Prospective four-year college students seeking the greatest financial return on their education may want to consider majors in the STEM fields: science, technology, engineering, and mathematics.
Workers with a bachelor’s degree in computer science, electrical engineering, civil engineering, mechanical engineering, chemistry, economics, or finance can expect to earn an annual salary of $100,000 or more, according to data from the U.S. Census Bureau.
“The STEM majors tend to be the most lucrative, and that’s bringing people in,” said Eric Greenberg, president of Greenberg Educational Group, reported CNBC.
On the other hand, some of the lowest-paying college majors are in education, liberal arts, fine arts, social work, commercial art, and physical fitness.
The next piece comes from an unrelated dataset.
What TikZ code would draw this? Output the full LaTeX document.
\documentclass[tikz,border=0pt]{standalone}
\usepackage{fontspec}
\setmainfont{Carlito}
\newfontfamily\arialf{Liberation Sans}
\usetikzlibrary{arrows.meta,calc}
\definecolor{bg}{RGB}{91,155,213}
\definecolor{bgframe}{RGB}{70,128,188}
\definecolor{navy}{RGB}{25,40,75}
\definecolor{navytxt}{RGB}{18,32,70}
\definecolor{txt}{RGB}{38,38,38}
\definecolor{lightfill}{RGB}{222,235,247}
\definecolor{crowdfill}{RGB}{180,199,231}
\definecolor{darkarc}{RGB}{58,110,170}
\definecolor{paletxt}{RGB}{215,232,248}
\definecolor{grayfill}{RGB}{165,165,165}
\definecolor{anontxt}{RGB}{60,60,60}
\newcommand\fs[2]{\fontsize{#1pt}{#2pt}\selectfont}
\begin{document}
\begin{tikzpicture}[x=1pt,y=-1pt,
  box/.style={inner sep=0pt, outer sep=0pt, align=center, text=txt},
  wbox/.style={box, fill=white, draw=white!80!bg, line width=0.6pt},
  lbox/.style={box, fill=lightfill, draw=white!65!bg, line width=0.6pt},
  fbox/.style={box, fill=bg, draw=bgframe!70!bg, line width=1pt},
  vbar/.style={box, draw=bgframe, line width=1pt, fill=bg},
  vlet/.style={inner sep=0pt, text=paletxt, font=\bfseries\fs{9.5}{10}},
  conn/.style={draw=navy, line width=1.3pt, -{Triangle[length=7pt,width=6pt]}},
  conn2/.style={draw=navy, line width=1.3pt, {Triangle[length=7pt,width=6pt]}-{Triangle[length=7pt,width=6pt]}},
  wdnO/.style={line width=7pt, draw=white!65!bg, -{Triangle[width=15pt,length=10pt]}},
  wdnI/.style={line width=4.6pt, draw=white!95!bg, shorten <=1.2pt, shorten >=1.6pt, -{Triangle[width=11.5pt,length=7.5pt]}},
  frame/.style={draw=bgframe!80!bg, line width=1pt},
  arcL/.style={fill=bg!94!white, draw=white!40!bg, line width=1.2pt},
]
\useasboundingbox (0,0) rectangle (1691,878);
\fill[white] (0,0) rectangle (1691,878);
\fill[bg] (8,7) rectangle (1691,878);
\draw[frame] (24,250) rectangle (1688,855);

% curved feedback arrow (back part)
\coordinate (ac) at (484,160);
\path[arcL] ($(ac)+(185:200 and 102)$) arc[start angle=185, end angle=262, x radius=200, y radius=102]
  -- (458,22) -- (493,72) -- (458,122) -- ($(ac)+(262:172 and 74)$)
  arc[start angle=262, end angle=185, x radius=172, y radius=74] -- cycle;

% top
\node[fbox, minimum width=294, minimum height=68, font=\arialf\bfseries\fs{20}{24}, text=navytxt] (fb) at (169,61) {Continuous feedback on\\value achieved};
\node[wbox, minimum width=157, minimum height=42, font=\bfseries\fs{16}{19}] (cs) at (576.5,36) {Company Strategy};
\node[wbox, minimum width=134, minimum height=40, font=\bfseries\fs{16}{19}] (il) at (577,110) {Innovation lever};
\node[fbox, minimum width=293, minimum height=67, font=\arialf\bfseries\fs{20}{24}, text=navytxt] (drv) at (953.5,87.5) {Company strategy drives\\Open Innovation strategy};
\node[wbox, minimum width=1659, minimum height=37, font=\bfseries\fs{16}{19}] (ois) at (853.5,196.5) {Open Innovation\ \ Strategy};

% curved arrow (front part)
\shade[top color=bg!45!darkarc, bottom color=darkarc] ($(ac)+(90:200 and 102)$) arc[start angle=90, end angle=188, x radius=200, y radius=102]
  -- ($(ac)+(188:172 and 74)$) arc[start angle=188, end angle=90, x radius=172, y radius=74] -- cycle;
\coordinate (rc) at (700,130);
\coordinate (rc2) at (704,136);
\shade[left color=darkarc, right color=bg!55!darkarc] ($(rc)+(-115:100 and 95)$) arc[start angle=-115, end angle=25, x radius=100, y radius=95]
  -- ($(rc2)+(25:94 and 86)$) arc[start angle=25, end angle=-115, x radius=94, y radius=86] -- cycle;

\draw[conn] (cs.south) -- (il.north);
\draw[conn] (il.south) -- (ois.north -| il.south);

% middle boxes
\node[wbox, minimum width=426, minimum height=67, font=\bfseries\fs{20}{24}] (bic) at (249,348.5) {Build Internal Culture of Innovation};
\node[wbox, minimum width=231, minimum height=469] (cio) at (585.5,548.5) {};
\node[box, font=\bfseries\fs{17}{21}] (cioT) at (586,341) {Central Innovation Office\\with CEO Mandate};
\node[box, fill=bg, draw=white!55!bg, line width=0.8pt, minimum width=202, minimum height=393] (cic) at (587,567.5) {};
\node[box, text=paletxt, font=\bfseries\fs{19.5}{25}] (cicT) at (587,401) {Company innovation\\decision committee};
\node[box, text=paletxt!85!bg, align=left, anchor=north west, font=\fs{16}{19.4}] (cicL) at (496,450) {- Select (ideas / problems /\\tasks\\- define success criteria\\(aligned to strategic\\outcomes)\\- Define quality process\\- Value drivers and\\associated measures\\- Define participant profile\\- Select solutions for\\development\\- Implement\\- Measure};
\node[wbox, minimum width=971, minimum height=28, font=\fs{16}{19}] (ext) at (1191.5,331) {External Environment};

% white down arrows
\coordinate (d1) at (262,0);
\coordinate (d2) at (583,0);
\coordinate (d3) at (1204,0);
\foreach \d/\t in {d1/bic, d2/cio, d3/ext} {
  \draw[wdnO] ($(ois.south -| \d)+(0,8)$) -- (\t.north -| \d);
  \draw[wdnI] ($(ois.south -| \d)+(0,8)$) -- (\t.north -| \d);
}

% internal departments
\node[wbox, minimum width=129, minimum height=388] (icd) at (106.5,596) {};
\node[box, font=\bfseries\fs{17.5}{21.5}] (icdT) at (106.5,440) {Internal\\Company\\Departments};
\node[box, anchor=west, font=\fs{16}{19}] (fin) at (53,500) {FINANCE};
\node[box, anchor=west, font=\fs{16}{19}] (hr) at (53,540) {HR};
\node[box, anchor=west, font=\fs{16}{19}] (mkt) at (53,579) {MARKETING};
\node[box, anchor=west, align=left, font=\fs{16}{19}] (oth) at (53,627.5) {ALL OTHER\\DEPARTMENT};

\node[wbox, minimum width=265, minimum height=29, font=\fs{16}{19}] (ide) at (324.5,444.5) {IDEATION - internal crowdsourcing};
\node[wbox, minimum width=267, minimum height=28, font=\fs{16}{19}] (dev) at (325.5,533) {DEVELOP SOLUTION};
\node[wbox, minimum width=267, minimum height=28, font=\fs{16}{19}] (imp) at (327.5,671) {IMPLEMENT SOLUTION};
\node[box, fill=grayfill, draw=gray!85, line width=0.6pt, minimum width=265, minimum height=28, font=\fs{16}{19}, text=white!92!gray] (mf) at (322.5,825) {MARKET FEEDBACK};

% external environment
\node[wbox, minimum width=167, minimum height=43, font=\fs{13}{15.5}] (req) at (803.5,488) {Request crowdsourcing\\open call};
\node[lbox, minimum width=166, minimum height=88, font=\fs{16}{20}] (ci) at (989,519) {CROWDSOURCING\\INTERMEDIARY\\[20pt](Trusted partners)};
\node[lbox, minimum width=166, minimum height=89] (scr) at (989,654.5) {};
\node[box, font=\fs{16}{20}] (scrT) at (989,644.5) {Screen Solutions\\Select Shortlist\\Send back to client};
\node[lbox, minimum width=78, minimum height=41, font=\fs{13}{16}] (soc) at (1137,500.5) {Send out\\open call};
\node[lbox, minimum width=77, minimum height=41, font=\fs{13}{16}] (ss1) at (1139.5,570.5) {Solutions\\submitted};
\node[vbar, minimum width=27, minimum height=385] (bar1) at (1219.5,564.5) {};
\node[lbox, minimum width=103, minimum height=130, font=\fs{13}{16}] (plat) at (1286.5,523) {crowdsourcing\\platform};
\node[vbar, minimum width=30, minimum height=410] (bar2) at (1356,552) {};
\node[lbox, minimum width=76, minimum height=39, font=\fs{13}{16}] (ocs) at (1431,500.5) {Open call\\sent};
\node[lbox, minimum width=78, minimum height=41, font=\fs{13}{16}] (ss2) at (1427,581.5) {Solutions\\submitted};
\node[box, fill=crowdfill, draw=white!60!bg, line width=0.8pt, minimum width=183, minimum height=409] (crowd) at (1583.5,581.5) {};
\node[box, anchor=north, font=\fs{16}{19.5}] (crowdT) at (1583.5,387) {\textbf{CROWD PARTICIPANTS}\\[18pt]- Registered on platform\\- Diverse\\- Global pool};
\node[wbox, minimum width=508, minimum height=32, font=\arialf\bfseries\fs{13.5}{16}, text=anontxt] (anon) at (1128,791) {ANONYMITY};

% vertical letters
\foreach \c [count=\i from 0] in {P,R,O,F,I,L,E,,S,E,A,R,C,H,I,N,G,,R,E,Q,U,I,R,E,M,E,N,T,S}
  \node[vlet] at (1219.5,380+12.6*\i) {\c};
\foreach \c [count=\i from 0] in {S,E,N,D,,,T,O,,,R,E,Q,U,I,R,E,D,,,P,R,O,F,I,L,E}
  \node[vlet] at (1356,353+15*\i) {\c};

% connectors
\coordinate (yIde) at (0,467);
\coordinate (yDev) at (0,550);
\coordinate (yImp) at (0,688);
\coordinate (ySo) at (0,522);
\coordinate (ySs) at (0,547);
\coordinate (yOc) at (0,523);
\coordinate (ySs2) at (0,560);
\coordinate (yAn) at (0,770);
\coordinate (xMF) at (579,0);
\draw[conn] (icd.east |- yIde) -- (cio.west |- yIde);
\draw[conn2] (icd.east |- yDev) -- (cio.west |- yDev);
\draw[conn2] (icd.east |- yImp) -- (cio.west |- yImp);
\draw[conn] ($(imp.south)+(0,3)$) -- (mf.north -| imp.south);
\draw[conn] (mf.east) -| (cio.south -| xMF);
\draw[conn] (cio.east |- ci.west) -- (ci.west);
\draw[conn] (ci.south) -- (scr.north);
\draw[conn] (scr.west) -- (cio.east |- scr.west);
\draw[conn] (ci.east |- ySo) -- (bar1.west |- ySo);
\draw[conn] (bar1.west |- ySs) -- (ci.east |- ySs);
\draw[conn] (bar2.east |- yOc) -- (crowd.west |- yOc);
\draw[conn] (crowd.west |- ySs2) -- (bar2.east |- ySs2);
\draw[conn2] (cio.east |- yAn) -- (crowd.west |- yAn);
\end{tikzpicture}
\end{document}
Workers in these fields typically average $60,000 per year or less.
Of course, many other factors aside from one’s college major affect a person’s income.
On average, a person with a high school diploma will earn about $1.6 million over the course of their lifetime, compared to $2 million with an associate’s degree. However, that differential does not always hold true. At least a quarter of high school graduates earn more than a person with an associate’s degree, according to a study by Georgetown University’s Center on Education and the Workforce.
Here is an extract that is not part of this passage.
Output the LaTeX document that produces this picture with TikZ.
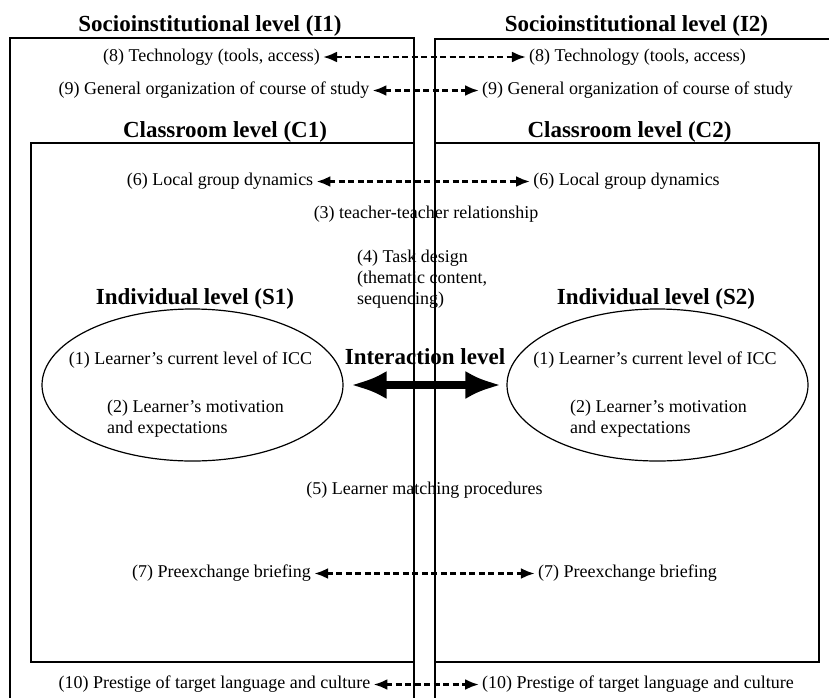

A person with a bachelor’s degree is likely to earn 75% more over their lifetime than if they only had a high school diploma, earning a median of $2.8 million. The median lifetime earnings for a master’s degree holder is $3.2 million, and doctoral degree holders earn about $4 million. Still, the analysis showed that one-quarter of workers with a bachelor’s degree earn more than people with a master’s or doctoral degree.
Robert Franek, editor-in-chief of the Princeton Review, encouraged prospective students to consider their area of study carefully before taking out student loans for college.
“Just as a rule of thumb, students shouldn’t take on more debt than they expect to earn their first year after graduation,” Franek advised, per CNBC. Considering such guidance “forces the conversation of what is going to be the real return on my academic investment,” he said.